J・M・ロバーツ 「世界の歴史」 1〜7巻

  創元社 2002年12月〜2003年7月初版


 最近、歴史の知識の不足を痛感することが多く、この図版の多い本を読んでみた。正式には図説「世界の歴史」である。そのきれいな図版をみているだけでも楽しい。
 全10巻からなる世界の歴史の通史である。8〜10巻は現代史であるから、7巻までをとりあえず一括してとりあげる。
 一日一巻というペースで読んだので、あっというまに記憶から消えてしまう部分がほとんどであるけれど、それでもいくつかはっと思って記憶に残る部分がある。たとえば、イエスは自分をユダヤ教徒と思っていて、新しい宗教をひらいたというようなことはまったく思っていなかっただろうとか、マルクス主義は宗教であったとか。こういうこ部分を読んで、キリスト教徒はあるいはマルクス主義者はどう思うだろう。
 それから、プロテスタント国での資本主義の隆盛を論じて、かつてそれがマックス・ヴェーバーによって、プロテスタントの信仰が資本主義をもたらしたとされたが、今ではそれはほとんど支持されていないなどと書き、原因はそれらの国が大西洋に面していたからであろう、などと実もふたもないことを書く。日本ではヴェーバーの信者が多い。だからその説が世界中で支持されているように思う。世界の目でみると、ヴェーバーはあまり支持されていないらしいことを知ることができるのも、こういう本を読む収穫のひとつである。
 それにしても、一人の人間が世界の通史を書くというのは、現代においてはまことに無謀な試みでああろう。著者もいうように、これはイギリスの中産階級に属する白人男性が書いた歴史書である。イギリスの植民地支配の歴史などについて、公平に書くことを目指しながら、どこかイギリスの行動に弁解的なのはご愛嬌かもしれない。

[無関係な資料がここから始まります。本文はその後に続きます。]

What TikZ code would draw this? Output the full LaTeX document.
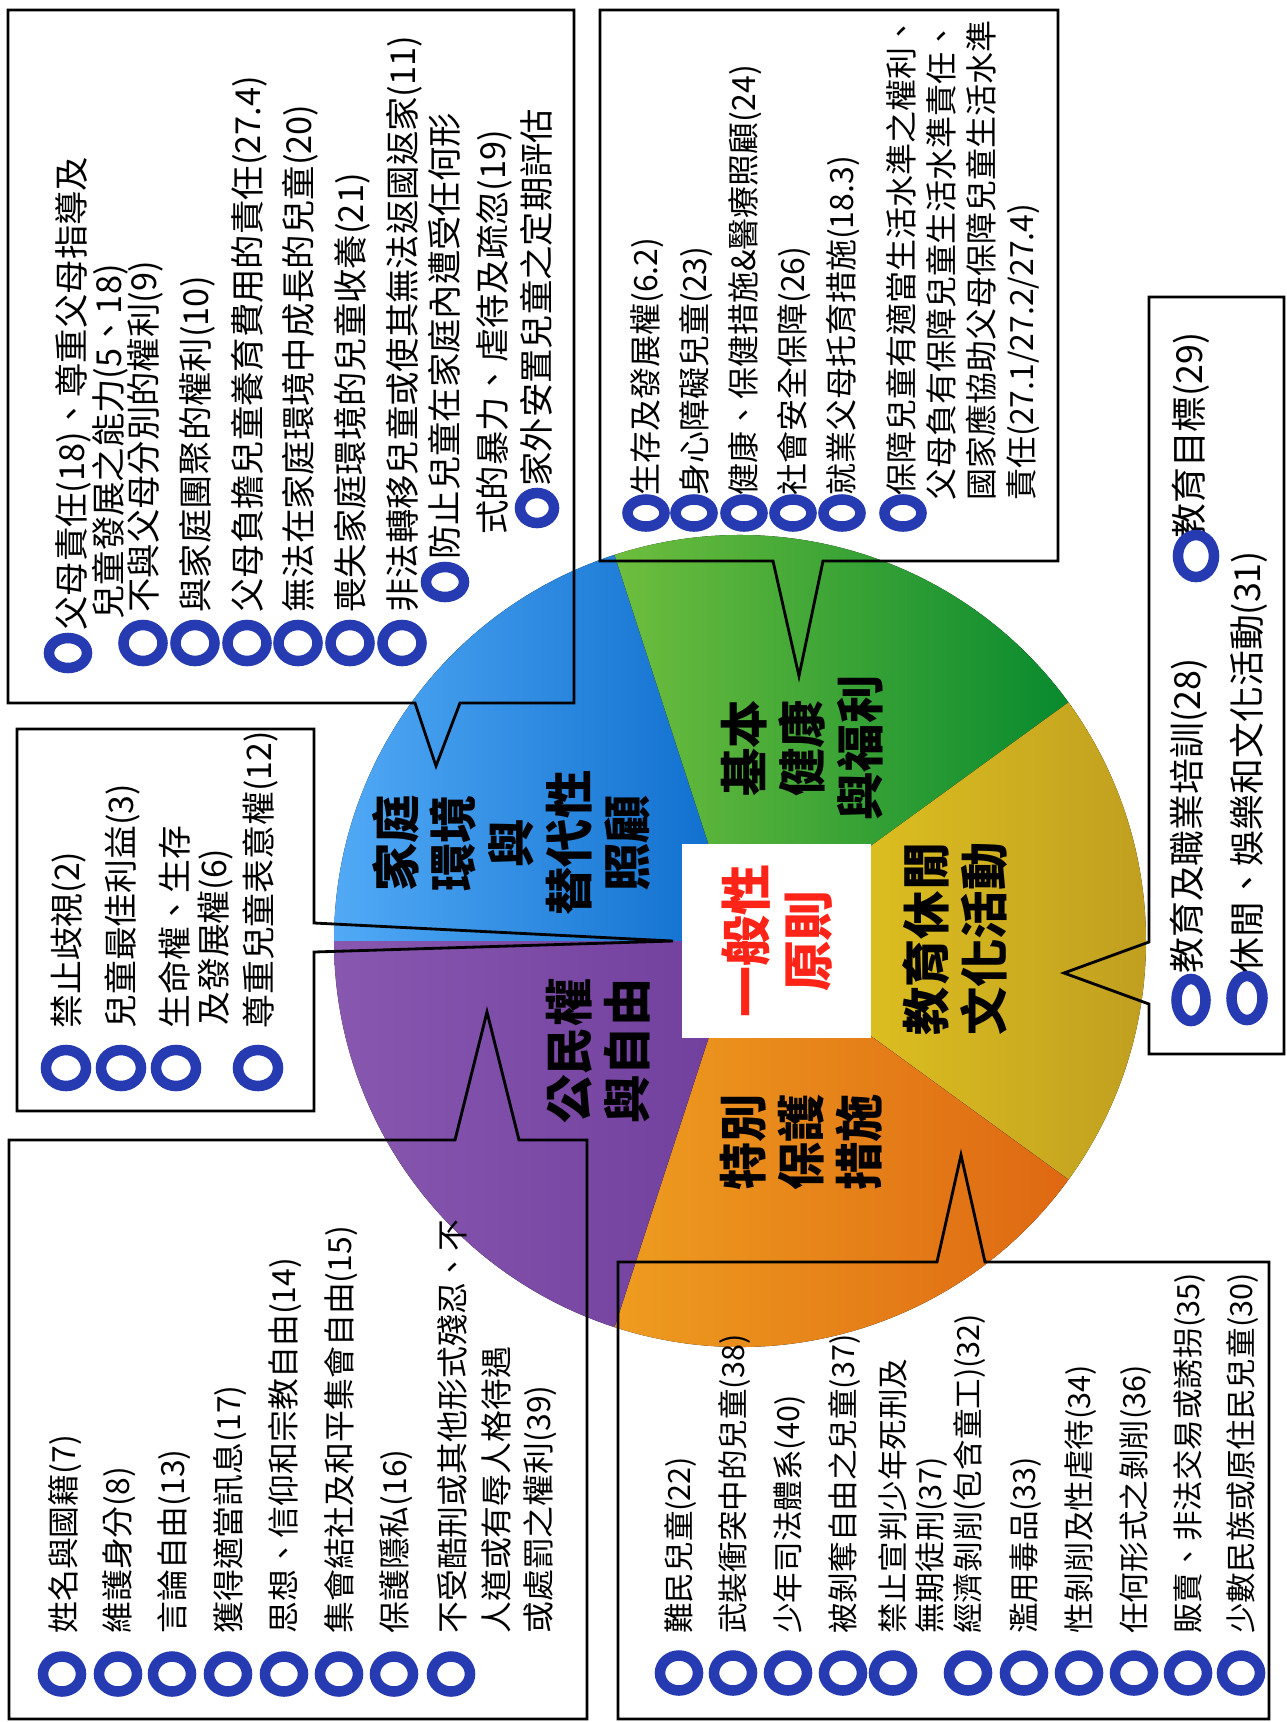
\documentclass[tikz,border=0pt]{standalone}
\usepackage{fontspec}
\setmainfont{Noto Sans CJK TC}
\definecolor{ringblue}{RGB}{38,58,178}
\definecolor{blueL}{RGB}{82,170,246}
\definecolor{blueR}{RGB}{12,108,204}
\definecolor{greenL}{RGB}{110,190,62}
\definecolor{greenR}{RGB}{8,138,46}
\definecolor{yelL}{RGB}{232,204,32}
\definecolor{yelR}{RGB}{190,156,32}
\definecolor{oraL}{RGB}{238,156,32}
\definecolor{oraR}{RGB}{222,104,18}
\definecolor{purL}{RGB}{136,88,176}
\definecolor{purR}{RGB}{112,62,156}
\definecolor{redT}{RGB}{255,36,24}
\begin{document}
\begin{tikzpicture}[x=0.02cm,y=-0.02cm,
  itm/.style={rotate=90, anchor=west, inner sep=0pt},
  fa/.style={font=\fontsize{19.56pt}{20pt}\selectfont, text height=17.2pt, text depth=2.35pt},
  fb/.style={font=\fontsize{18.2pt}{19pt}\selectfont, text height=16.0pt, text depth=2.18pt},
  fc/.style={font=\fontsize{19.27pt}{20pt}\selectfont, text height=16.96pt, text depth=2.31pt},
  fd/.style={font=\fontsize{18.14pt}{19pt}\selectfont, text height=15.96pt, text depth=2.18pt},
  fe/.style={font=\fontsize{17.4pt}{18pt}\selectfont, text height=15.31pt, text depth=2.09pt},
  ff/.style={font=\fontsize{20.41pt}{21pt}\selectfont, text height=17.96pt, text depth=2.45pt},
  ring/.style={draw=ringblue, line width=6pt},
  box/.style={draw=black, line width=1.6pt, line join=miter},
  big/.style={rotate=90, align=center, inner sep=0pt, text=black,
    font=\fontsize{27.5pt}{32.9pt}\selectfont\bfseries},
]
\useasboundingbox (0,0) rectangle (1286,1722);
\fill[white] (0,0) rectangle (1286,1722);

% ---------- pie ----------
\begin{scope}[shift={(740,941)}, x=0.02cm, y=0.02cm]
\fill[left color=blueL, right color=blueR] (0,0) -- (108:406) arc[start angle=108, end angle=180, radius=406] -- cycle;
\fill[left color=greenL, right color=greenR] (0,0) -- (36:406) arc[start angle=36, end angle=108, radius=406] -- cycle;
\fill[left color=yelL, right color=yelR] (0,0) -- (-36:406) arc[start angle=-36, end angle=36, radius=406] -- cycle;
\fill[left color=oraL, right color=oraR] (0,0) -- (-108:406) arc[start angle=-108, end angle=-36, radius=406] -- cycle;
\fill[left color=purL, right color=purR] (0,0) -- (180:406) arc[start angle=180, end angle=252, radius=406] -- cycle;
\end{scope}
\fill[white] (682,844) rectangle (871,1038);

\node[big] (lb) at (511,843) {家庭\\環境\\與\\替代性\\照顧};
\node[big] (lg) at (802,748) {基本\\健康\\與福利};
\node[big] (ly) at (955,939) {教育休閒\\文化活動};
\node[big] (lo) at (801,1142) {特別\\保護\\措施};
\node[big] (lp) at (598,1051) {公民權\\與自由};
\node[big, text=redT, font=\fontsize{29pt}{35pt}\selectfont\bfseries] (lr) at (777,941) {一般性\\原則};

% ---------- boxes ----------
\draw[box] (8,10) -- (574,10) -- (574,703) -- (460,703) -- (436,766) -- (415,703) -- (8,703) -- cycle;
\draw[box] (600,10) -- (1058,10) -- (1058,561) -- (823,561) -- (799,676) -- (773,561) -- (600,561) -- cycle;
\draw[box] (17,729) -- (314,729) -- (314,923) -- (673,941) -- (314,952) -- (314,1111) -- (17,1111) -- cycle;
\draw[box] (9,1140) -- (455,1140) -- (487,1012) -- (519,1140) -- (587,1140) -- (587,1719) -- (9,1719) -- cycle;
\draw[box] (618,1262) -- (937,1262) -- (961,1155) -- (985,1262) -- (1269,1262) -- (1269,1719) -- (618,1719) -- cycle;
\draw[box] (1149,297) -- (1284,297) -- (1284,1054) -- (1149,1054) -- (1149,1004) -- (1064,973) -- (1149,942) -- cycle;

% ---------- box A ----------
\node[itm,fa] (a1) at (71,631) {父母責任(18)、尊重父母指導及};
\node[itm,fa] (a2) at (108,620) {兒童發展之能力(5、18)};
\node[itm,fa] (a3) at (143,613) {不與父母分別的權利(9)};
\node[itm,fa] (a4) at (195,613) {與家庭團聚的權利(10)};
\node[itm,fa] (a5) at (247,613) {父母負擔兒童養育費用的責任(27.4)};
\node[itm,fa] (a6) at (298,613) {無法在家庭環境中成長的兒童(20)};
\node[itm,fa] (a7) at (350,613) {喪失家庭環境的兒童收養(21)};
\node[itm,fa] (a8) at (402,613) {非法轉移兒童或使其無法返國返家(11)};
\node[itm,fa] (a9) at (444,560) {防止兒童在家庭內遭受任何形};
\node[itm,fa] (a10) at (492,535) {式的暴力、虐待及疏忽(19)};
\node[itm,fa] (a11) at (536,487) {家外安置兒童之定期評估};
\draw[ring] (68,653) ellipse [x radius=19, y radius=15];
\foreach \xx in {143,195,247,298,350,402}
  \draw[ring] (\xx,643) ellipse [x radius=19.5, y radius=18];
\draw[ring] (445,582) ellipse [x radius=19, y radius=15];
\draw[ring] (537,508) ellipse [x radius=17, y radius=15];

% ---------- box B ----------
\node[itm,fb] (b1) at (645,496) {生存及發展權(6.2)};
\node[itm,fb] (b2) at (694,496) {身心障礙兒童(23)};
\node[itm,fb] (b3) at (743,496) {健康、保健措施\&醫療照顧(24)};
\node[itm,fb] (b4) at (792,496) {社會安全保障(26)};
\node[itm,fb] (b5) at (841,496) {就業父母托育措施(18.3)};
\node[itm,fb] (b6) at (901,496) {保障兒童有適當生活水準之權利、};
\node[itm,fb] (b7) at (941,501) {父母負有保障兒童生活水準責任、};
\node[itm,fb] (b8) at (981,501) {國家應協助父母保障兒童生活水準};
\node[itm,fb] (b9) at (1021,501) {責任(27.1/27.2/27.4)};
\foreach \xx in {646,694,744,793,842,903}
  \draw[ring] (\xx,513) ellipse [x radius=18.5, y radius=13.5];

% ---------- box C ----------
\node[itm,fc] (c1) at (67,1029) {禁止歧視(2)};
\node[itm,fc] (c2) at (121,1029) {兒童最佳利益(3)};
\node[itm,fc] (c3) at (175,1029) {生命權、生存};
\node[itm,fc] (c4) at (214,1026) {及發展權(6)};
\node[itm,fc] (c5) at (259,1029) {尊重兒童表意權(12)};
\foreach \xx in {66,121,176,258}
  \draw[ring] (\xx,1068) ellipse [x radius=20, y radius=18];

% ---------- box D ----------
\node[itm,fd] (d1) at (63,1634) {姓名與國籍(7)};
\node[itm,fd] (d2) at (117,1634) {維護身分(8)};
\node[itm,fd] (d3) at (172,1634) {言論自由(13)};
\node[itm,fd] (d4) at (228,1634) {獲得適當訊息(17)};
\node[itm,fd] (d5) at (283,1634) {思想、信仰和宗教自由(14)};
\node[itm,fd] (d6) at (339,1634) {集會結社及和平集會自由(15)};
\node[itm,fd] (d7) at (394,1634) {保護隱私(16)};
\node[itm,fd] (d8) at (452,1634) {不受酷刑或其他形式殘忍、不};
\node[itm,fd] (d9) at (496,1634) {人道或有辱人格待遇};
\node[itm,fd] (d10) at (538,1634) {或處罰之權利(39)};
\foreach \xx in {62,118,172,228,284,339,394,451}
  \draw[ring] (\xx,1674) ellipse [x radius=19, y radius=17.5];

% ---------- box E ----------
\node[itm,fe] (e1) at (679,1634) {難民兒童(22)};
\node[itm,fe] (e2) at (733,1634) {武裝衝突中的兒童(38)};
\node[itm,fe] (e3) at (788,1634) {少年司法體系(40)};
\node[itm,fe] (e4) at (843,1634) {被剝奪自由之兒童(37)};
\node[itm,fe] (e5) at (893,1634) {禁止宣判少年死刑及};
\node[itm,fe] (e6) at (930,1634) {無期徒刑(37)};
\node[itm,fe] (e7) at (968,1634) {經濟剝削(包含童工)(32)};
\node[itm,fe] (e8) at (1024,1634) {濫用毒品(33)};
\node[itm,fe] (e9) at (1079,1634) {性剝削及性虐待(34)};
\node[itm,fe] (e10) at (1134,1634) {任何形式之剝削(36)};
\node[itm,fe] (e11) at (1188,1634) {販賣、非法交易或誘拐(35)};
\node[itm,fe] (e12) at (1241,1634) {少數民族或原住民兒童(30)};
\foreach \xx in {679,733,788,843,893,968,1024,1079,1134,1188,1241}
  \draw[ring] (\xx,1673) ellipse [x radius=19, y radius=17.5];

% ---------- box F ----------
\node[itm,ff] (f1) at (1187,974) {教育及職業培訓(28)};
\node[itm,ff] (f2) at (1247,974) {休閒、娛樂和文化活動(31)};
\node[itm,ff] (f3) at (1189,540) {教育目標(29)};
\draw[ring] (1191,1000) ellipse [x radius=14.5, y radius=21];
\draw[ring] (1247,998) ellipse [x radius=15.5, y radius=22];
\draw[ring] (1196,556) ellipse [x radius=18, y radius=21];
\end{tikzpicture}
\end{document}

 ヨーロッパ人の見た世界史であるから、当然ヨーロッパ中心の世界史である。第4巻の日本語監修者が書いているように、当然著者が参観しているのは欧米の研究者の成果であって、非ヨーロッパ言語でかかれた研究は参照されていない。ユーラシア草原の騎馬民族の研究に関しては日本が最先端であるのにそれがまったく反映されていないと、第4巻の監修者は大いに不満なようである(自分が書けばもっといいものが書けるのに)。しかし分担執筆ではなく、一人の人間が書いているというところがこの通史の目玉である。
 われわれもまた、プラトンデカルトやベートーベンやダ・ヴィンチのほうが日本の思想家・画家たちよりも近しいのである。これは根本的にわれわれ(わたくし?)が間違った生き方をしているということかもしれないけれども、どうもそれはもうとりかえしがつかないことであるような気がする。
 近代の世界のヨーロッパ化ということが著者の基本的な視点であり、それにむかって世界がどのように動いてきたかという点から本書は書かれている。このような史観をイスラムのひとはまったく認めないであろう思うけれども、われわれ(わたくし?)にとっては身近に感じられる視点である。
 逆にそういう視点からは脱落しやすい中東アジアの歴史にも十分な目配りがされているので、そのあたりの知識をほとんど欠いているわたくにとっては、本書は格好の教科書である。
 古代から江戸時代までの日本の歴史が20ページほど!で書かれているが、読んでほとんど違和感を感じない適切な要約となっている。たいしたものだと思う。
 これからも何回か読み直すことになると思う。